I go to bed with a heavy heart and I sleep restlessly. My sleep is so light that I hear him come to my room in the middle of the night and unlock the door. The lock moves very quietly and it would be easy to miss if I wasn’t already on high alert.

I let out a sigh of relief. So far, he doesn’t know that I know. I’m only safe for as long as that continues.

The following morning, when Franklin is gone and the housekeeping staff isn't around, I begin the search for the videos. I look through all of the cabinets in his office. I rifle through the desk and the bookcases. There are papers, bills, pens and pencils, and manila folders, but there are no memory sticks.

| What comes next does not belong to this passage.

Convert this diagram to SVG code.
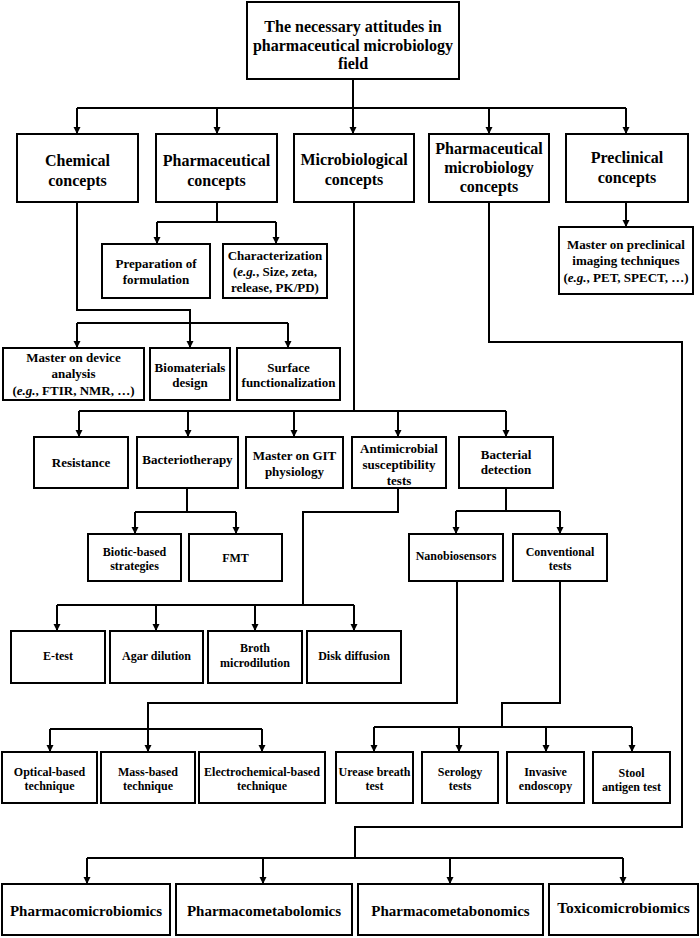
<svg xmlns="http://www.w3.org/2000/svg" width="700" height="938" viewBox="0 0 700 938">
<style>
.b{fill:#fff;stroke:#000;stroke-width:2}
text{font-family:"Liberation Serif","Times New Roman",serif;font-weight:bold;fill:#000;text-anchor:middle}
.t16{font-size:16px}.t13{font-size:13px}.t12{font-size:12px}.t15{font-size:15px}
.c path{fill:none;stroke:#000;stroke-width:2}
.c .a{marker-end:url(#ah)}
i{font-style:italic}
</style>
<defs>
<marker id="ah" markerUnits="userSpaceOnUse" markerWidth="7" markerHeight="8" refX="7" refY="3.5" orient="auto" viewBox="0 0 7 7"><path d="M0,0 L7,3.5 L0,7 z" fill="#000"/></marker>
</defs>
<rect width="700" height="938" fill="#fff"/>
<g class="c" id="connectors">
<path d="M353,79 V108 M77,108 H626"/>
<path class="a" d="M77,108 V134"/><path class="a" d="M217,108 V134"/><path class="a" d="M353,108 V134"/><path class="a" d="M489,108 V134"/><path class="a" d="M626,108 V134"/>
<path d="M217,202 V222 M157,222 H276"/>
<path class="a" d="M157,222 V244"/><path class="a" d="M276,222 V244"/>
<path class="a" d="M626,202 V227"/>
<path d="M77,202 V310 H190 V323 M77,323 H288"/>
<path class="a" d="M77,323 V348"/><path class="a" d="M190,323 V348"/><path class="a" d="M288,323 V348"/>
<path d="M354,202 V411 M79,411 H506"/>
<path class="a" d="M79,411 V437"/><path class="a" d="M188,411 V437"/><path class="a" d="M294,411 V437"/><path class="a" d="M398,411 V437"/><path class="a" d="M506,411 V437"/>
<path d="M187,488 V512 M135,512 H236"/>
<path class="a" d="M135,512 V534"/><path class="a" d="M236,512 V534"/>
<path d="M506,488 V511 M456,511 H560"/>
<path class="a" d="M456,511 V534"/><path class="a" d="M560,511 V534"/>
<path d="M398,488 V512 H303 V605 M57,605 H354"/>
<path class="a" d="M57,605 V631"/><path class="a" d="M156,605 V631"/><path class="a" d="M255,605 V631"/><path class="a" d="M354,605 V631"/>
<path d="M457,581 V703 H148 V729 M50,729 H262"/>
<path class="a" d="M50,729 V752"/><path class="a" d="M148,729 V752"/><path class="a" d="M262,729 V752"/>
<path d="M560,581 V703 H502 V727 M374,727 H632"/>
<path class="a" d="M374,727 V752"/><path class="a" d="M459,727 V752"/><path class="a" d="M546,727 V752"/><path class="a" d="M632,727 V752"/>
<path d="M489,202 V342 H682 V827 H355 V858 M87,858 H623"/>
<path class="a" d="M87,858 V884"/><path class="a" d="M263,858 V884"/><path class="a" d="M450,858 V884"/><path class="a" d="M623,858 V884"/>
</g>
<g id="root"><rect class="b" x="247" y="2" width="212" height="77"/><text class="t16" x="353" y="32">The necessary attitudes in</text><text class="t16" x="353" y="51">pharmaceutical microbiology</text><text class="t16" x="353" y="69">field</text></g>
<g id="chemical"><rect class="b" x="17" y="134" width="121" height="68"/><text class="t16" x="77.5" y="166">Chemical</text><text class="t16" x="77.5" y="186">concepts</text></g>
<g id="pharmaceutical"><rect class="b" x="156" y="134" width="121" height="68"/><text class="t16" x="216.5" y="166">Pharmaceutical</text><text class="t16" x="216.5" y="186">concepts</text></g>
<g id="microbiological"><rect class="b" x="294" y="134" width="120" height="68"/><text class="t16" x="354" y="165">Microbiological</text><text class="t16" x="354" y="185">concepts</text></g>
<g id="pharmmicro"><rect class="b" x="429" y="134" width="120" height="68"/><text class="t16" x="489" y="154">Pharmaceutical</text><text class="t16" x="489" y="173">microbiology</text><text class="t16" x="489" y="192">concepts</text></g>
<g id="preclinical"><rect class="b" x="566" y="134" width="122" height="68"/><text class="t16" x="627" y="163">Preclinical</text><text class="t16" x="627" y="183">concepts</text></g>
<g id="preparation"><rect class="b" x="102" y="244" width="108" height="54"/><text class="t13" x="156" y="267.5">Preparation of</text><text class="t13" x="156" y="283.5">formulation</text></g>
<g id="characterization"><rect class="b" x="223" y="244" width="104" height="54"/><text class="t13" x="275" y="259.5">Characterization</text><text class="t13" x="275" y="276">(<tspan font-style="italic">e.g.</tspan>, Size, zeta,</text><text class="t13" x="275" y="292">release, PK/PD)</text></g>
<g id="preclinical-imaging"><rect class="b" x="559" y="227" width="134" height="67"/><text class="t13" x="626" y="248.5">Master on preclinical</text><text class="t13" x="626" y="264.5">imaging techniques</text><text class="t13" x="626" y="281.5">(<tspan font-style="italic">e.g.</tspan>, PET, SPECT, …)</text></g>
<g id="device"><rect class="b" x="3" y="348" width="141" height="52"/><text class="t13" x="73.5" y="362">Master on device</text><text class="t13" x="73.5" y="378">analysis</text><text class="t13" x="73.5" y="395">(<tspan font-style="italic">e.g.</tspan>, FTIR, NMR, …)</text></g>
<g id="biomaterials"><rect class="b" x="150" y="348" width="80" height="52"/><text class="t13" x="190" y="371.5">Biomaterials</text><text class="t13" x="190" y="387">design</text></g>
<g id="surface"><rect class="b" x="237" y="348" width="103" height="52"/><text class="t13" x="288.5" y="371.5">Surface</text><text class="t13" x="288.5" y="387">functionalization</text></g>
<g id="resistance"><rect class="b" x="34" y="437" width="94" height="51"/><text class="t13" x="81" y="466.5">Resistance</text></g>
<g id="bacteriotherapy"><rect class="b" x="137" y="437" width="101" height="51"/><text class="t13" x="187.5" y="463.5">Bacteriotherapy</text></g>
<g id="git"><rect class="b" x="246" y="437" width="97" height="51"/><text class="t13" x="294.5" y="459.5">Master on GIT</text><text class="t13" x="294.5" y="475.5">physiology</text></g>
<g id="ast"><rect class="b" x="352" y="437" width="94" height="51"/><text class="t13" x="399" y="452.5">Antimicrobial</text><text class="t13" x="399" y="469">susceptibility</text><text class="t13" x="399" y="485">tests</text></g>
<g id="detection"><rect class="b" x="459" y="437" width="94" height="51"/><text class="t13" x="506" y="458.5">Bacterial</text><text class="t13" x="506" y="474">detection</text></g>
<g id="biotic"><rect class="b" x="88" y="534" width="93" height="47"/><text class="t12" x="134.5" y="556">Biotic-based</text><text class="t12" x="134.5" y="570">strategies</text></g>
<g id="fmt"><rect class="b" x="189" y="534" width="93" height="47"/><text class="t12" x="235.5" y="562">FMT</text></g>
<g id="nano"><rect class="b" x="409" y="534" width="94" height="47"/><text class="t12" x="456" y="560">Nanobiosensors</text></g>
<g id="conventional"><rect class="b" x="513" y="534" width="94" height="47"/><text class="t12" x="560" y="556">Conventional</text><text class="t12" x="560" y="570">tests</text></g>
<g id="etest"><rect class="b" x="11" y="631" width="94" height="52"/><text class="t12" x="58" y="660">E-test</text></g>
<g id="agar"><rect class="b" x="110" y="631" width="93" height="52"/><text class="t12" x="156.5" y="660">Agar dilution</text></g>
<g id="broth"><rect class="b" x="208" y="631" width="94" height="52"/><text class="t12" x="255" y="652">Broth</text><text class="t12" x="255" y="667">microdilution</text></g>
<g id="disk"><rect class="b" x="307" y="631" width="94" height="52"/><text class="t12" x="354" y="660">Disk diffusion</text></g>
<g id="optical"><rect class="b" x="2" y="752" width="95" height="51"/><text class="t12" x="49.5" y="776">Optical-based</text><text class="t12" x="49.5" y="790">technique</text></g>
<g id="mass"><rect class="b" x="101" y="752" width="94" height="51"/><text class="t12" x="148" y="776">Mass-based</text><text class="t12" x="148" y="790">technique</text></g>
<g id="electro"><rect class="b" x="199" y="752" width="126" height="51"/><text class="t12" x="262" y="776">Electrochemical-based</text><text class="t12" x="262" y="790">technique</text></g>
<g id="urease"><rect class="b" x="336" y="752" width="77" height="51"/><text class="t12" x="374.5" y="776">Urease breath</text><text class="t12" x="374.5" y="790">test</text></g>
<g id="serology"><rect class="b" x="422" y="752" width="76" height="51"/><text class="t12" x="460" y="776">Serology</text><text class="t12" x="460" y="790">tests</text></g>
<g id="invasive"><rect class="b" x="507" y="752" width="77" height="51"/><text class="t12" x="545.5" y="776">Invasive</text><text class="t12" x="545.5" y="790">endoscopy</text></g>
<g id="stool"><rect class="b" x="593" y="752" width="77" height="51"/><text class="t12" x="631.5" y="777">Stool</text><text class="t12" x="631.5" y="791">antigen test</text></g>
<g id="pharmacomicrobiomics"><rect class="b" x="2" y="884" width="168" height="51"/><text class="t15" x="86" y="916">Pharmacomicrobiomics</text></g>
<g id="pharmacometabolomics"><rect class="b" x="176" y="884" width="176" height="51"/><text class="t15" x="264" y="916">Pharmacometabolomics</text></g>
<g id="pharmacometabonomics"><rect class="b" x="358" y="884" width="185" height="51"/><text class="t15" x="450.5" y="916">Pharmacometabonomics</text></g>
<g id="toxicomicrobiomics"><rect class="b" x="549" y="884" width="149" height="51"/><text class="t15" x="623.5" y="913" style="font-size:15.5px">Toxicomicrobiomics</text></g>
</svg>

I search for close to two hours, looking through everything and then carefully put everything back. If a folder or an envelope was sticking out halfway, then that’s how it goes back.

 

 

Later that afternoon, I meet up with Henry and Jackie.

This time, I don't dare go to a hotel room. We meet in public, at a coffee shop around the corner from Henry and Franklin’s building. If someone is following me, then our meeting will look like an accident.

After I order something to drink, I slip my phone into Henry's hand and he disappears into the bathroom. A few minutes later, after transferring the files, he walks out with a blank expression on his face.

I watch him get in line and order some food while occasionally glancing over at Jackie who watches the video on Henry's phone.

We sit for a few minutes without saying a word. I guess I'm supposed to start but I don't know what to say.

“So, that was Governor Barbour?” Jackie asks, taking a sip of his coffee.

I nod, staring into space.

“Holy fuck,” Jackie says.

“Did you have any idea he was doing that?” Henry asks.

I snap my head and glare at him. “Of course not. I had no idea he was recording anyone or that anyone else was even involved.”

I nod and add, “There's something else.”

They look up at me. I break off a piece of a blueberry muffin and shove it in my mouth. The flavor is explosive and it makes me feel better but only for a moment.